The podcast Sectarian Review just did an episode on Philip Roth. It included a passage from American Pastoral using a military tank as a metaphor. It made me realize how different it is to be outside a tank than inside.
It is very different to see a dragon than to be a dragon. I was a U.S. Army tank commander trained at Fort Knox, Kentucky, in 1975. The following year I waited for World War III to start, looking across the east-west border in Fulda. Tactically, most of what we knew about our own tanks and those of our enemies came from the devastation of Israeli armor at the outset of the Yom Kippur War in 1973 and the subsequent destruction of Arab armor after the initial shock and loss.

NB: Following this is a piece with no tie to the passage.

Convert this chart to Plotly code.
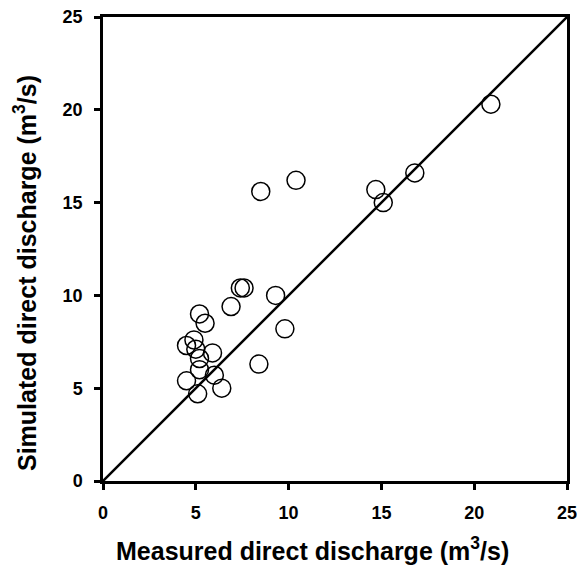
import plotly.graph_objects as go

measured = [20.9, 16.8, 15.1, 14.7, 10.4, 8.5, 7.4, 7.6, 9.3, 6.9, 5.2, 5.5, 9.8,
            4.9, 4.5, 5.0, 5.9, 5.2, 5.2, 8.4, 6.0, 4.5, 6.4, 5.1]
simulated = [20.3, 16.6, 15.0, 15.7, 16.2, 15.6, 10.4, 10.4, 10.0, 9.4, 9.0, 8.5, 8.2,
             7.6, 7.3, 7.1, 6.9, 6.6, 6.0, 6.3, 5.7, 5.4, 5.0, 4.7]
line_x = [0, 25]
line_y = [0, 25]
ticks = [0, 5, 10, 15, 20, 25]
x_title = "Measured direct discharge (m<sup>3</sup>/s)"
y_title = "Simulated direct discharge (m<sup>3</sup>/s)"

fig = go.Figure()
fig.add_trace(go.Scatter(x=line_x, y=line_y, mode="lines",
                         line=dict(color="black", width=2.5), showlegend=False))
fig.add_trace(go.Scatter(x=measured, y=simulated, mode="markers",
                         marker=dict(symbol="circle-open", size=18,
                                     line=dict(color="black", width=1.5), color="black"),
                         showlegend=False))

fam = "Liberation Sans, Arial, sans-serif"
axis_common = dict(range=[0, 25], tickvals=ticks, ticks="outside", ticklen=6, tickwidth=2.5,
                   tickcolor="black", showline=True, linewidth=2.5, linecolor="black",
                   mirror=True, showgrid=False, zeroline=False, automargin=False,
                   ticklabeloverflow="allow", ticklabelposition="outside",
                   tickfont=dict(size=18, family=fam, color="black", weight="bold"))
title_font = dict(size=25, family=fam, color="black", weight="bold")
fig.update_layout(
    width=577, height=559,
    margin=dict(l=95, r=18, t=9, b=86),
    plot_bgcolor="white", paper_bgcolor="white",
    xaxis=dict(ticklabelstandoff=8, **axis_common),
    yaxis=dict(ticklabelstandoff=8, **axis_common),
    annotations=[
        dict(text=x_title, xref="paper", yref="paper", x=0.5, y=0, xshift=-23, yshift=-68,
             xanchor="center", yanchor="middle", showarrow=False, font=title_font),
        dict(text=y_title, xref="paper", yref="paper", x=0, y=0.5, xshift=-78, yshift=-24,
             xanchor="center", yanchor="middle", textangle=-90, showarrow=False,
             font=title_font),
    ],
)
fig.write_html("out.html")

Tanks, like mythic dragons, are terrifying to those outside. But on the inside they are the target everyone wants to kill. In 1973, lone Egyptian infantrymen with Soviet "Sagger" missiles more than a mile away could and did kill Israeli tanks. In Cold War West Germany, we looked across the border in Fulda and saw a vast Army of tanks, men with missiles, helicopters, fighters and artillery arrayed to kill us. No one I knew thought we were the terror of the battlefield.
It just reminded me the experience of literature, of all art, is different depending on the experience of the reader. Armor crewmen, tank commanders especially, see the modern battlefield as a massive "kill the tank" game. Some of the most fearsome weapons to our enemies in the current wars were designed as tank killers then used on other targets. The A-10 Warthog, the most nearly perfect ground attack aircraft in history, was designed around it's tank killer gun. The Apache helicopter has the same design concept--kill tanks with Hellfire missiles and it amazing chain gun. As it turns out if you can kill a tank you can kill other targets. There are youtube videos of Apache helicopters vs. Toyota pickups filled with terrorists caught in the open. The outcome is always the same: Apache 1 Toyota 0.
Anyway, Roth was right to see the modern dragon as terrifying from the outside. But we who are inside the dragon, who see out of our dragon eyes, know the terrors both of seeing a dragon and being a dragon.